Exercise brief ::
Find the number of lines containing the string "diagram" in the data. Answer with the number by itself.

Rows ::
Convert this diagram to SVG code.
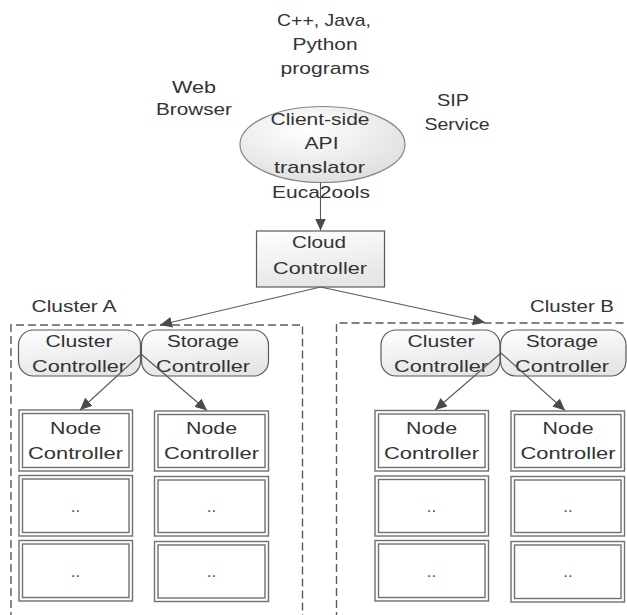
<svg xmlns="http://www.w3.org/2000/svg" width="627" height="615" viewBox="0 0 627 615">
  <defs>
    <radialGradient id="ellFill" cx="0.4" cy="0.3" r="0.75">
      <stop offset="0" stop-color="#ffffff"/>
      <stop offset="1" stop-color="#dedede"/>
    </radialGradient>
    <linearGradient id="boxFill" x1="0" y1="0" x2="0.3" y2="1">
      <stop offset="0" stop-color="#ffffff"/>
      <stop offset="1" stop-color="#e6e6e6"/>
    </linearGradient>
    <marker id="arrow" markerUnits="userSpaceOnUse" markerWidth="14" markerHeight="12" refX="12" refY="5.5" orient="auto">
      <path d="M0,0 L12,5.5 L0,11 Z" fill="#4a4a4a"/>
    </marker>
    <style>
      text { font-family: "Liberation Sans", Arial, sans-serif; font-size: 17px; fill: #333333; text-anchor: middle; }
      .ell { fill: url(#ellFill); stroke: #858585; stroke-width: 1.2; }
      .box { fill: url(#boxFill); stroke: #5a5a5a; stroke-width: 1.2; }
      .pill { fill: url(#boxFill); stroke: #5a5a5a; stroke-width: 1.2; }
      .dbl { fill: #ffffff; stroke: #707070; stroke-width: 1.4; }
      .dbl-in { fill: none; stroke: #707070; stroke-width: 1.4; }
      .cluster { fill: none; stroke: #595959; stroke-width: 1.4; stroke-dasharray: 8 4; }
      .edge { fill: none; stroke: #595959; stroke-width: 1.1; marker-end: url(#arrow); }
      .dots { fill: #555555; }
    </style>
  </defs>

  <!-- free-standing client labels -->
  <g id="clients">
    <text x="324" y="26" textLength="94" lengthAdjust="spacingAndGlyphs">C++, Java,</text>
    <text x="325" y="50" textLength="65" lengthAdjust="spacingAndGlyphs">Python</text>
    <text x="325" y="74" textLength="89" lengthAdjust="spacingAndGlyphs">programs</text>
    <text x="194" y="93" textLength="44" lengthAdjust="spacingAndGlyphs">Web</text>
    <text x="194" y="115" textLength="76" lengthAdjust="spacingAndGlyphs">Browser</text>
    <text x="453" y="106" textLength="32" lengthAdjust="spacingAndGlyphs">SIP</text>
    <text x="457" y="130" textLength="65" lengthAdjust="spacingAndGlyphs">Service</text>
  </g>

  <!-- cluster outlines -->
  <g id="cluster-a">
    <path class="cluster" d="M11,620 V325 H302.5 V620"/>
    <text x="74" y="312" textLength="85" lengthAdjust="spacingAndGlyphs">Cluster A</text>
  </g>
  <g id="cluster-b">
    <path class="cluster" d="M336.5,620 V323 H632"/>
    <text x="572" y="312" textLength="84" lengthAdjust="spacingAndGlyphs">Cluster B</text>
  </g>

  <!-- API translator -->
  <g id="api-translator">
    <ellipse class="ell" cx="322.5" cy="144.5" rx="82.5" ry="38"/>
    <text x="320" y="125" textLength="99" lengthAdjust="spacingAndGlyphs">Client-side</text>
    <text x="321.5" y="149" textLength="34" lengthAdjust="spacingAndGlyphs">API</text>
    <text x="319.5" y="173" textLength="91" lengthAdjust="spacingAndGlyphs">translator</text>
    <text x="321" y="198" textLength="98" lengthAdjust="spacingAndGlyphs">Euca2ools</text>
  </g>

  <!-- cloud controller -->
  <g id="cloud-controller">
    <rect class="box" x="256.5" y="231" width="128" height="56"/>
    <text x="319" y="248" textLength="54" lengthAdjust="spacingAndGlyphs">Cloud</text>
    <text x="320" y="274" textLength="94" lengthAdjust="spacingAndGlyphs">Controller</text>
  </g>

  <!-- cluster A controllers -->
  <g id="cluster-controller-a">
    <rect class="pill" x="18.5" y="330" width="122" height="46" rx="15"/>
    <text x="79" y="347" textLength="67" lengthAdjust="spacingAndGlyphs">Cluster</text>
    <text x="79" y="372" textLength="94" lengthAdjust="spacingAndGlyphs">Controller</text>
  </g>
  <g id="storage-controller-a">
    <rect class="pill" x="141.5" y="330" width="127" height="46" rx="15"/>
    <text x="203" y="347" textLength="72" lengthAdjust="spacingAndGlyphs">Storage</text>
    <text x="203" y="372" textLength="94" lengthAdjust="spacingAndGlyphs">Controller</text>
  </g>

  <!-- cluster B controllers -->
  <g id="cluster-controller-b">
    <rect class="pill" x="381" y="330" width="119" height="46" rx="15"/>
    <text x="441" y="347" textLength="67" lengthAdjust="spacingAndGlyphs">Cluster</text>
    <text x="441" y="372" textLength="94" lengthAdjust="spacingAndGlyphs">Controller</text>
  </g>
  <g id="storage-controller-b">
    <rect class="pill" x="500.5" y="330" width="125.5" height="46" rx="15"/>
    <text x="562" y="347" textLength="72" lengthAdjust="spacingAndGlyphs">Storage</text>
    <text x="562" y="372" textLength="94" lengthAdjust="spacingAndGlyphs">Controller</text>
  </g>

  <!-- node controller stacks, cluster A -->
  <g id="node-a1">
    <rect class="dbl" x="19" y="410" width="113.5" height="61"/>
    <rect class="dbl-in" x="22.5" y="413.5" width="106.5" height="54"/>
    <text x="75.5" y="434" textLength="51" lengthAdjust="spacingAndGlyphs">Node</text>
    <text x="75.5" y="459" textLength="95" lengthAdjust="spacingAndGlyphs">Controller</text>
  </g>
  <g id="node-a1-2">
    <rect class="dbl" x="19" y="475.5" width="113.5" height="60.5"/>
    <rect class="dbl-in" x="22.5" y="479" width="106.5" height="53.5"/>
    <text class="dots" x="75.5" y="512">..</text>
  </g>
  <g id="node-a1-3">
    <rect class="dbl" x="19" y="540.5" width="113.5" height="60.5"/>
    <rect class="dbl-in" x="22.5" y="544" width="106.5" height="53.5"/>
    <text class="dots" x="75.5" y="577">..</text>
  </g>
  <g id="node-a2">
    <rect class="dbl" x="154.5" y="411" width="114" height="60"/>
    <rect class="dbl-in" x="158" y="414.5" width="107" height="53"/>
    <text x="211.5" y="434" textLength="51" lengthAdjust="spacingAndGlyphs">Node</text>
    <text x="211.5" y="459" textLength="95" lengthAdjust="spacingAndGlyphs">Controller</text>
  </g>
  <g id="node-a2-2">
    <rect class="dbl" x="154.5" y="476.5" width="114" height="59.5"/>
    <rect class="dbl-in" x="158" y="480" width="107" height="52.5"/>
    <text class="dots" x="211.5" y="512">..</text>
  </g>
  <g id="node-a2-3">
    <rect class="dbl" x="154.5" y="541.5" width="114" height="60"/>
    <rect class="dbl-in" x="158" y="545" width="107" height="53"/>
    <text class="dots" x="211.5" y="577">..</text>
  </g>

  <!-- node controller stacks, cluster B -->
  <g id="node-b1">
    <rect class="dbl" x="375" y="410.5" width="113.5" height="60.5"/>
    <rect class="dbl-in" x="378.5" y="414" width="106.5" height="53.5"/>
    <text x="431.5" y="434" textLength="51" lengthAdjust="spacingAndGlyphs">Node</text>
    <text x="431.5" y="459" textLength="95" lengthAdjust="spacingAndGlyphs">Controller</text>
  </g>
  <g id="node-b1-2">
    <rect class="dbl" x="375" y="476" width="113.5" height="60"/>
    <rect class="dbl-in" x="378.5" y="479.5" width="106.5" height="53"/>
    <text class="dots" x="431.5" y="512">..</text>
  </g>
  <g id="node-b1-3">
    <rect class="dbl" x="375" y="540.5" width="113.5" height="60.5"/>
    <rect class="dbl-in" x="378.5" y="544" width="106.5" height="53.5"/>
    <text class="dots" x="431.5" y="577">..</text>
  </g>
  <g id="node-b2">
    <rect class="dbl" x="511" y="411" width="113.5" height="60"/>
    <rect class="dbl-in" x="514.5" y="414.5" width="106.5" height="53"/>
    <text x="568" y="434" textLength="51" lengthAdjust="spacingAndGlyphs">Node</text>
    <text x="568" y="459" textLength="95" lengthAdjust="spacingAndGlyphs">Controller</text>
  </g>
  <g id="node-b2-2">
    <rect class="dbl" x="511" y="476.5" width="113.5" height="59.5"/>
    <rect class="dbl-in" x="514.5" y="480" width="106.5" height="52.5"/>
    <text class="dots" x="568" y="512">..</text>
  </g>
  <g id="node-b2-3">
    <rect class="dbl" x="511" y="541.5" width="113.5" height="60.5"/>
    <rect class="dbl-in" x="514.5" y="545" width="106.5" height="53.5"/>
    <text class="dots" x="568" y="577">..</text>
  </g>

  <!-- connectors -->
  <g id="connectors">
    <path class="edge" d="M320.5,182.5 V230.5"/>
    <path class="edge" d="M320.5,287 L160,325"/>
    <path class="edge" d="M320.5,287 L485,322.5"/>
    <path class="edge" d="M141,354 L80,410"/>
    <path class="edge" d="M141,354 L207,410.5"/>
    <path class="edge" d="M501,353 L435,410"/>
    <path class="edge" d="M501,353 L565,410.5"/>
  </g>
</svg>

---

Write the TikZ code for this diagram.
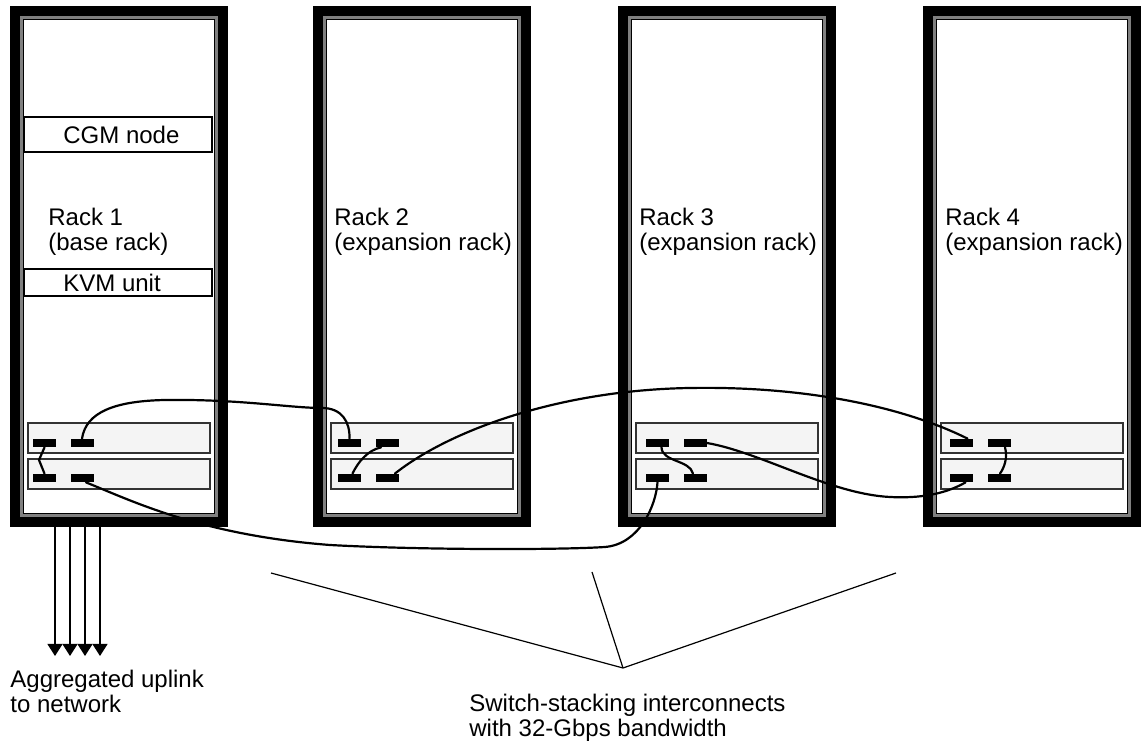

Answer to the task ::
2